A REVENUE SOURCE OR REFORM? 

For years State Representative Eddie Day Pashinski has been saying that there could be affordable health care for low income Pennsylvanians. Pashinski has been advocating that the money come from the Vendor Tax which raises over 70 million dollars every year. The state needed about 49 million to save the Adult Basic program. This past week, the Citizen’s Voice ran an editorial about the future of the Vendor Tax. It is, like many things governmental in Pennsylvania behind the times. Here’s what the newspaper opined: 
Back when you bought hardware at the local hardware store, prescriptions at the neighborhood pharmacy and clothes at a local shop, it made sense for the state government to reward those merchants for collecting the state sales tax and turning over the money regularly, on time. The process was labor-intensive and imposed significant costs on small retailers, who kept handwritten books. Now, of course, the process is automated for almost all retailers, especially for the big-box hardware, electronics and general merchandise retailers that have replaced the corner store. Yet the commonwealth continues to allow vendors to keep 1 percent of the sales taxes they collect if they turn over the money on schedule. Former Gov. Ed Rendell proposed eliminating the vendor discount about five years ago, arguing that the computerization of retail sales and accounting had rendered it unnecessary. Now, Gov. Tom Corbett has proposed a modified version, capping the discount at $250 per month. Substantial revenue is at stake.
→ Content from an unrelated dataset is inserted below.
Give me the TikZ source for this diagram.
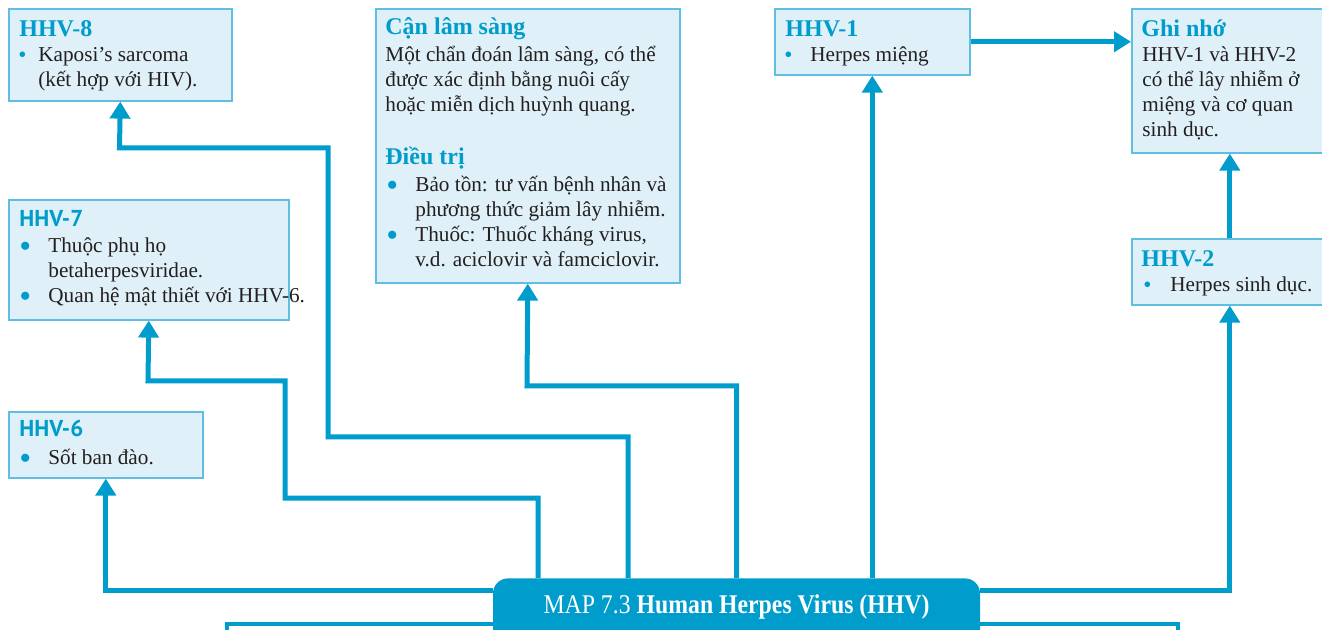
\documentclass[tikz,border=0pt]{standalone}
\usepackage{fontspec}
\setmainfont{Liberation Serif}
\newfontfamily\hhvsans{PT Sans}
\usetikzlibrary{arrows.meta,calc}
\definecolor{hhvblue}{RGB}{0,157,204}
\definecolor{hhvfill}{RGB}{223,240,248}
\definecolor{hhvedge}{RGB}{95,190,225}
\definecolor{hhvink}{RGB}{35,31,32}
\newcommand{\bul}[1]{\llap{\makebox[0pt]{\raisebox{-2.2pt}{\scalebox{1.6}{\textcolor{hhvblue}{•}}}}\hspace{#1}}}
\newcommand{\sbul}[1]{\llap{\makebox[0pt]{\raisebox{-0.3pt}{\scalebox{1.1}{\textcolor{hhvblue}{•}}}}\hspace{#1}}}

\begin{document}
\begin{tikzpicture}[x=0.5pt,y=-0.5pt,
  box/.style={draw=hhvedge,fill=hhvfill,line width=0.8pt,anchor=north west,inner sep=0pt},
  ttl/.style={anchor=base west,inner sep=0pt,text=hhvblue,font=\fontsize{12}{14}\selectfont\bfseries},
  sttl/.style={ttl,font=\fontsize{11.5}{14}\selectfont\hhvsans\bfseries},
  txt/.style={anchor=base west,inner sep=0pt,align=left,text=hhvink,font=\fontsize{10.6}{12.5}\selectfont},
  banner/.style={anchor=north,fill=hhvblue,rounded corners=7.5pt,minimum width=243.5pt,minimum height=34pt,
    text height=9pt,text depth=8pt,text=white,font=\fontsize{13.5}{15}\selectfont},
  panel/.style={draw=hhvblue,line width=2pt,anchor=north west,inner sep=0pt},
  link/.style={draw=hhvblue,line width=2.5pt,-{Triangle[length=8.5pt,width=10pt]}}]
  \useasboundingbox (0,0) rectangle (1322,630);
  \clip (0,0) rectangle (1322,630);

  \node[box,minimum width=111.5pt,minimum height=46pt] (hhv8) at (8,8) {};
  \node[ttl] (hhv8t) at (19,37) {HHV-8};
  \node[txt] (hhv8b) at (38,87) {\sbul{8pt}Kaposi’s sarcoma\\(kết hợp với HIV).};

  \node[box,minimum width=152pt,minimum height=137pt] (clin) at (375,8) {};
  \node[ttl] (clint) at (385,35) {Cận lâm sàng};
  \node[txt] (clinb) at (385,112) {Một chẩn đoán lâm sàng, có thể\\được xác định bằng nuôi cấy\\hoặc miễn dịch huỳnh quang.};
  \node[ttl] (treatt) at (385,165) {Điều trị};
  \node[txt] (treatb) at (415,267) {\bul{11.5pt}Bảo tồn: tư vấn bệnh nhân và\\phương thức giảm lây nhiễm.\\\bul{11.5pt}Thuốc: Thuốc kháng virus,\\v.d. aciclovir và famciclovir.};

  \node[box,minimum width=97.5pt,minimum height=33pt] (hhv1) at (774,8) {};
  \node[ttl] (hhv1t) at (785,37) {HHV-1};
  \node[txt] (hhv1b) at (810,62) {\sbul{11pt}Herpes miệng};

  \node[box,minimum width=98pt,minimum height=72pt] (note) at (1131,8) {};
  \node[ttl] (notet) at (1141,37) {Ghi nhớ};
  \node[txt] (noteb) at (1142,137) {HHV-1 và HHV-2\\có thể lây nhiễm ở\\miệng và cơ quan\\sinh dục.};

  \node[box,minimum width=140pt,minimum height=60pt] (hhv7) at (8,199) {};
  \node[sttl] (hhv7t) at (19,227) {HHV-7};
  \node[txt] (hhv7b) at (48,303) {\bul{11.5pt}Thuộc phụ họ\\betaherpesviridae.\\\bul{11.5pt}Quan hệ mật thiết với HHV-6.};

  \node[box,minimum width=98pt,minimum height=33pt] (hhv2) at (1131,238) {};
  \node[ttl] (hhv2t) at (1141,267) {HHV-2};
  \node[txt] (hhv2b) at (1170,292) {\sbul{11.5pt}Herpes sinh dục.};

  \node[box,minimum width=97pt,minimum height=33pt] (hhv6) at (8,411) {};
  \node[sttl] (hhv6t) at (19,437) {HHV-6};
  \node[txt] (hhv6b) at (48,465) {\bul{11.5pt}Sốt ban đào.};

  \node[panel,minimum width=475.5pt,minimum height=40pt] (next) at (225,622) {};
  \node[banner] (banner) at (736.5,578) {\scalebox{0.88}[1]{MAP 7.3 \textbf{Human Herpes Virus (HHV)}}};
  \coordinate (mid) at (0,590);

  \draw[link] (banner.west |- mid) -| (hhv6.south);
  \draw[link] (banner.east |- mid) -| (hhv2.south);
  \draw[link] ($(banner.north)+(-198.5,0)$) |- (285,498) |- (148,381) -- (hhv7.south);
  \draw[link] ($(banner.north)+(-108.5,0)$) |- (328,437) |- (119.5,148) -- (hhv8.south);
  \draw[link] (banner.north) |- (527,386) -- (clin.south);
  \draw[link] (hhv1.south |- banner.north) -- (hhv1.south);
  \draw[link] (hhv1.east) -- (note.west |- hhv1.east);
  \draw[link] (hhv2.north) -- (note.south);
\end{tikzpicture}
\end{document}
According to the left-leaning Pennsylvania Budget and Policy Center, the vendor discount will leave $71 million in tax collections with retailers by June 30, the end of the current fiscal year. More than $1 million each will go to just five companies - Walmart alone will retain up to $3.1 million - and another 11 will keep $500,000 or more each. To keep $500,000, a company would to have more than $833 million in taxable sales. Among all retailers, however, most are small. About 74 percent will retain $50 or less. There is no reason to continue paying massive retailers to collect taxes they are required by law to collect, especially since the heavy lifting of doing so has been taken over by automated systems. Lawmakers should adopt the revision not only for the revenue, but as one step toward modernizing the state's tax structure.

1 Comments:

At 7:31 AM, Anonymous Anonymous said...

A simple fix would be to lower the retained fees for collecting the sales tax using a sliding scale. Lrge companies such as WalMart would receive less based on their gross sales. I say this in agreemeent that with the computeriaztion of big business, the cost of collecting and maintaining sales records is not what it once was. However small companies who do not have the luxury of the Walmart type acconting system would retain their "commission" because it truly is a hardship to collect the tax and maintain the proper records. Therefore, small companies should retain the current commission while larger companies get a reduced fee for compensation. It would be easy enough to crate a sales volume structure that would define the amount of retained commissions by businesses.